JUDAISM

Judaism, too, is so rich in spiritual treasures that I hesitate to single out more than a very few jewels. It is plain, however, that it needs to be reformed, and that this need is present in many of the traditional forms which enshrine so noble a spiritual experience. The Sabbath, for instance, is as the apple of his eye to every true-hearted Jew; he addresses it in his spiritual songs as a Princess. And he does well; the title Princess belongs of right to 'Shabbath.' For the name—be it said in passing—is probably a corruption of a title of the Mother-goddess Ashtart, and it would, I think, have been no blameworthy act if the religious transformers of Israelite myths had made a special myth, representing Shabbath as a man.
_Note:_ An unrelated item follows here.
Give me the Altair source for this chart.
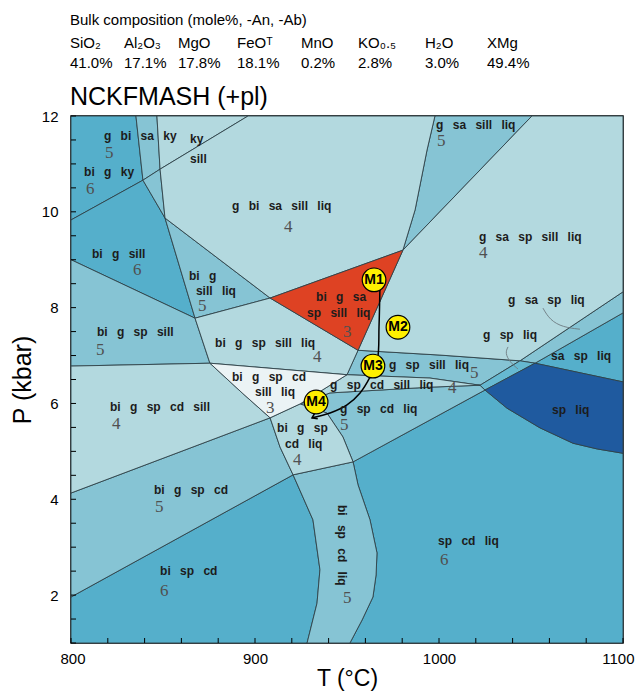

When the Messiah comes, I trust that He will do this. For 'the Son of Man is Lord also of the Sabbath.'

The faith of the Messiah is another of Israel's treasures. Or rather, perhaps I should say, the faith in the Messiahs, for one Messiah will not meet the wants of Israel or the world. The Messiah, or the Being-like-a-man (Dan. vii. 13), is a supernatural Being, who appears on earth when he is wanted, like the Logos. We want Messiah badly now; specially, I should say, we Christians want 'great-souled ones' (Mahatmas), who can 'guide us into all the truth' (John xvi. 13). That they have come in the past, I doubt not. God could not have left his human children in the lurch for all these centuries. One thousand Jews of Tihran are said to have accepted Baha'ullah as the expected Messiah. They were right in what they affirmed, and only wrong in what they denied. And are we not all wrong in virtually denying the Messiahship of women-leaders like Kurratu'l 'Ayn; at least, I have only met with this noble idea in a work of Fiona Macleod.